En Inde, Graciela Iturbide, photographie des objets, des symboles, peu d’êtres humains. Un nouveau répertoire voit le jour. Les oiseaux y règnent toujours. „On ne trouve pas les oiseaux là où l’on veut. Avant tout, ce n’est pas l’oiseau lui-même qui m’intéresse mais certaines situations, comme celle, à Khajuraho, des oiseaux posés à côté d’une veste militaire accrochée à un arbre, ou encore celle des oiseaux survolant une enfilade de chiens“, dit-elle, toujours dans son entretien avec Fabienne Bradu.
Des rencontres fortuites
A force de saisir du réel des situations insolites, se glisse imperceptiblement une part d’imaginaire, presque surréaliste. Quelque chose d’incongru, d’impossible autrement que par le hasard d’une rencontre fortuite. Il n’est qu’à voir Notre Dame des Iguanes, pour comprendre, face à cette vision saisissante, que le regard en dehors de la réalité saisie, élabore sa part mentale, une reconnaissance onirique des lieux, des êtres, des choses.
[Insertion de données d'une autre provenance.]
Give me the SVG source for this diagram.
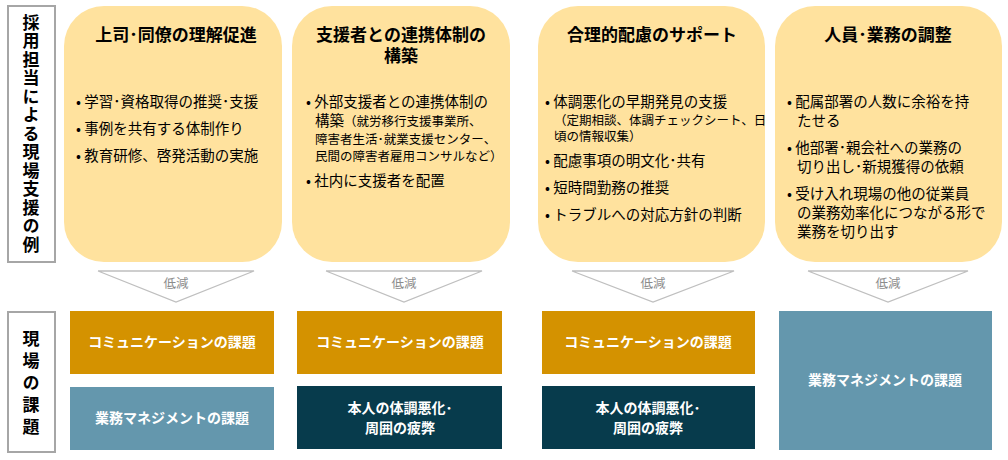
<svg xmlns="http://www.w3.org/2000/svg" width="1008" height="460" viewBox="0 0 1008 460">
<style>
text{font-family:"Noto Sans CJK JP","Noto Sans",sans-serif}
.lbl{fill:#fff;stroke:#a6a6a6;stroke-width:2}
.lt{font-size:17px;font-weight:bold;fill:#000;writing-mode:vertical-rl;text-orientation:upright}
.card{fill:#FFE29E}
.ttl{font-size:17px;font-weight:bold;text-anchor:middle;fill:#000}
.b{font-size:14.5px;fill:#000}
.s{font-size:12.5px;fill:#000}
.chev{fill:none;stroke:#bfbfbf;stroke-width:1.3}
.red{font-size:12.5px;fill:#8c8c8c;text-anchor:middle}
.bt{font-size:14px;font-weight:bold;fill:#fff;text-anchor:middle}
</style>
<g id="label-top"><rect class="lbl" x="8" y="6" width="47" height="256"/>
<text class="lt" x="31" y="14" letter-spacing="1.5">採用担当による現場支援の例</text></g>
<g id="label-bottom"><rect class="lbl" x="8" y="312" width="47" height="140"/>
<text class="lt" x="31" y="330" letter-spacing="5">現場の課題</text></g>
<g id="card1"><rect class="card" x="64" y="6" width="218" height="256" rx="40"/>
<text class="ttl" x="176" y="41">上司･同僚の理解促進</text>
<text class="b"><tspan x="76" y="107">• 学習･資格取得の推奨･支援</tspan><tspan x="76" y="134">• 事例を共有する体制作り</tspan><tspan x="76" y="161">• 教育研修、啓発活動の実施</tspan></text></g>
<g id="card2"><rect class="card" x="292" y="6" width="218" height="256" rx="40"/>
<text class="ttl"><tspan x="401" y="41">支援者との連携体制の</tspan><tspan x="401" y="62">構築</tspan></text>
<text class="b"><tspan x="306" y="107">• 外部支援者との連携体制の</tspan><tspan x="315" y="126">構築</tspan><tspan class="s">（就労移行支援事業所、</tspan><tspan class="s" x="315" y="144">障害者生活･就業支援センター、</tspan><tspan class="s" x="315" y="161">民間の障害者雇用コンサルなど）</tspan><tspan x="306" y="186">• 社内に支援者を配置</tspan></text></g>
<g id="card3"><rect class="card" x="538" y="6" width="227" height="256" rx="40"/>
<text class="ttl" x="652" y="41">合理的配慮のサポート</text>
<text class="b"><tspan x="545" y="107">• 体調悪化の早期発見の支援</tspan><tspan class="s" x="554" y="125">（定期相談、体調チェックシート、日</tspan><tspan class="s" x="554" y="141">頃の情報収集）</tspan><tspan x="545" y="166">• 配慮事項の明文化･共有</tspan><tspan x="545" y="193">• 短時間勤務の推奨</tspan><tspan x="545" y="220">• トラブルへの対応方針の判断</tspan></text></g>
<g id="card4"><rect class="card" x="775" y="6" width="227" height="256" rx="40"/>
<text class="ttl" x="888" y="41">人員･業務の調整</text>
<text class="b"><tspan x="787" y="107">• 配属部署の人数に余裕を持</tspan><tspan x="797" y="126">たせる</tspan><tspan x="787" y="153">• 他部署･親会社への業務の</tspan><tspan x="797" y="172">切り出し･新規獲得の依頼</tspan><tspan x="787" y="199">• 受け入れ現場の他の従業員</tspan><tspan x="797" y="218">の業務効率化につながる形で</tspan><tspan x="797" y="237">業務を切り出す</tspan></text></g>
<g id="connectors">
<polyline class="chev" points="98,271 254,271 176,302 98,271"/><text class="red" x="176" y="288">低減</text>
<polyline class="chev" points="326,271 482,271 404,302 326,271"/><text class="red" x="404" y="288">低減</text>
<polyline class="chev" points="572,271 734,271 653,302 572,271"/><text class="red" x="653" y="288">低減</text>
<polyline class="chev" points="808,271 968,271 888,302 808,271"/><text class="red" x="888" y="288">低減</text>
</g>
<g id="c1a"><rect x="70" y="311" width="204" height="63" fill="#D49200"/><text class="bt" x="172" y="347">コミュニケーションの課題</text></g>
<g id="c1b"><rect x="70" y="387" width="204" height="63" fill="#6497AD"/><text class="bt" x="172" y="423">業務マネジメントの課題</text></g>
<g id="c2a"><rect x="297" y="311" width="205" height="63" fill="#D49200"/><text class="bt" x="400" y="347">コミュニケーションの課題</text></g>
<g id="c2b"><rect x="297" y="386" width="205" height="63" fill="#073B4C"/><text class="bt"><tspan x="400" y="413">本人の体調悪化･</tspan><tspan x="400" y="433">周囲の疲弊</tspan></text></g>
<g id="c3a"><rect x="542" y="311" width="213" height="63" fill="#D49200"/><text class="bt" x="648" y="347">コミュニケーションの課題</text></g>
<g id="c3b"><rect x="542" y="386" width="213" height="63" fill="#073B4C"/><text class="bt"><tspan x="648" y="413">本人の体調悪化･</tspan><tspan x="648" y="433">周囲の疲弊</tspan></text></g>
<g id="c4"><rect x="779" y="311" width="213" height="139" fill="#6497AD"/><text class="bt" x="885" y="385">業務マネジメントの課題</text></g>
</svg>
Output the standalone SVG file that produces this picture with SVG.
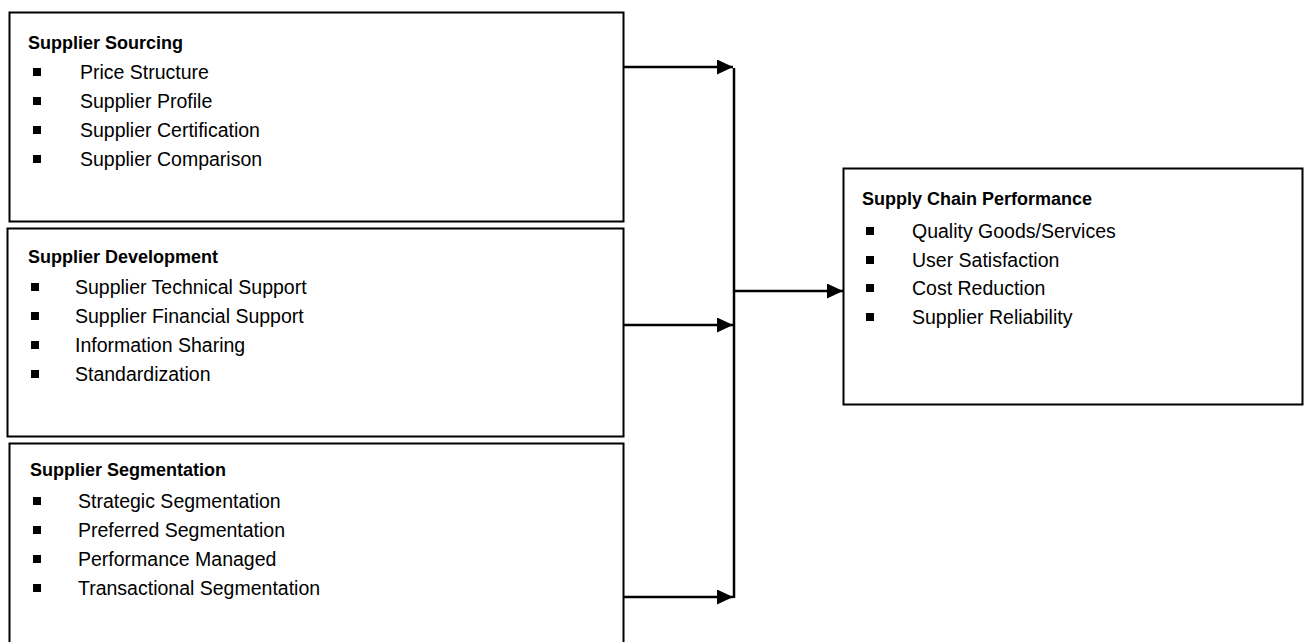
<svg xmlns="http://www.w3.org/2000/svg" width="1306" height="642" viewBox="0 0 1306 642">
<style>
.box{fill:#fff;stroke:#000;stroke-width:2}
.t{font-family:"Liberation Sans",Arial,sans-serif;font-weight:bold;font-size:18px;fill:#000}
.i{font-family:"Liberation Sans",Arial,sans-serif;font-size:19.5px;fill:#000}
.b{fill:#000}
.c{stroke:#000;stroke-width:2.5;fill:none}
</style>
<defs>
<marker id="ah" markerWidth="16" markerHeight="15" refX="16" refY="7.5" orient="auto" markerUnits="userSpaceOnUse">
<path d="M0,0 L16,7.5 L0,15 Z" fill="#000"/>
</marker>
</defs>
<g id="supplier-sourcing">
<rect class="box" x="9.5" y="12.5" width="614" height="209"/>
<text class="t" x="28" y="49">Supplier Sourcing</text>
<rect class="b" x="33" y="68" width="8" height="8"/><text class="i" x="80" y="79">Price Structure</text>
<rect class="b" x="33" y="97" width="8" height="8"/><text class="i" x="80" y="108">Supplier Profile</text>
<rect class="b" x="33" y="126" width="8" height="8"/><text class="i" x="80" y="137">Supplier Certification</text>
<rect class="b" x="33" y="155" width="8" height="8"/><text class="i" x="80" y="166">Supplier Comparison</text>
</g>
<g id="supplier-development">
<rect class="box" x="7.5" y="228.5" width="616" height="208"/>
<text class="t" x="28" y="263">Supplier Development</text>
<rect class="b" x="31" y="283" width="8" height="8"/><text class="i" x="75" y="294">Supplier Technical Support</text>
<rect class="b" x="31" y="312" width="8" height="8"/><text class="i" x="75" y="323">Supplier Financial Support</text>
<rect class="b" x="31" y="341" width="8" height="8"/><text class="i" x="75" y="352">Information Sharing</text>
<rect class="b" x="31" y="370" width="8" height="8"/><text class="i" x="75" y="381">Standardization</text>
</g>
<g id="supplier-segmentation">
<rect class="box" x="9.5" y="443.5" width="614" height="210"/>
<text class="t" x="30" y="476">Supplier Segmentation</text>
<rect class="b" x="33" y="497" width="8" height="8"/><text class="i" x="78" y="508">Strategic Segmentation</text>
<rect class="b" x="33" y="526" width="8" height="8"/><text class="i" x="78" y="537">Preferred Segmentation</text>
<rect class="b" x="33" y="555" width="8" height="8"/><text class="i" x="78" y="566">Performance Managed</text>
<rect class="b" x="33" y="584" width="8" height="8"/><text class="i" x="78" y="595">Transactional Segmentation</text>
</g>
<g id="supply-chain-performance">
<rect class="box" x="843.5" y="168.5" width="459" height="236"/>
<text class="t" x="862" y="205">Supply Chain Performance</text>
<rect class="b" x="866" y="227" width="8" height="8"/><text class="i" x="912" y="238">Quality Goods/Services</text>
<rect class="b" x="866" y="256" width="8" height="8"/><text class="i" x="912" y="267">User Satisfaction</text>
<rect class="b" x="866" y="284" width="8" height="8"/><text class="i" x="912" y="295">Cost Reduction</text>
<rect class="b" x="866" y="313" width="8" height="8"/><text class="i" x="912" y="324">Supplier Reliability</text>
</g>
<g id="connectors">
<line class="c" x1="624" y1="67" x2="733" y2="67" marker-end="url(#ah)"/>
<line class="c" x1="624" y1="325" x2="733" y2="325" marker-end="url(#ah)"/>
<line class="c" x1="624" y1="597" x2="733" y2="597" marker-end="url(#ah)"/>
<line class="c" x1="734" y1="68" x2="734" y2="598"/>
<line class="c" x1="734" y1="291" x2="843" y2="291" marker-end="url(#ah)"/>
</g>
</svg>
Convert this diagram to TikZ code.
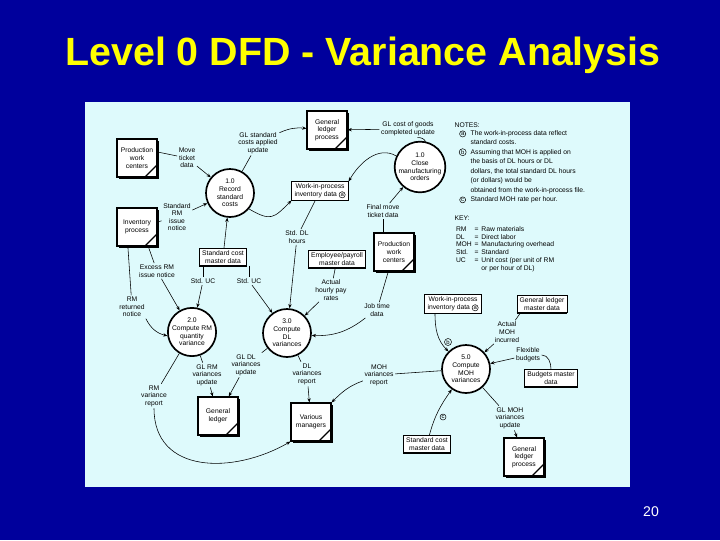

Après tout, depuis les ombres portées d’une procession, que Graciela photographie, silhouettes noires contre le bitume, la vie n’est-elle pas songe?
Cette succession de photos en noir et blanc – sauf les dernières photos en couleur commandées par la Fondation Cartier – sont d’une douce nécessité. Il y a même ce que Graciela Iturbide nomme l’hôpital des cactus, accordant aux végétaux une sensibilité qui envahit alors l’image. Cette série a été réalisée lors d’une visite du Jardin botanique d’Oaxaca pendant sa restauration. Et l’on voit des cactus protégés par des voiles, retenus par des cordes, enveloppés de jute. Gabriela Iturbide ressent une profonde empathie à leur égard. Notre regard emporte des images essentielles, à la beauté plastique sans anecdote, l’hommage profondément sensible de Graciela Iturbide à ce qui fait notre humanité.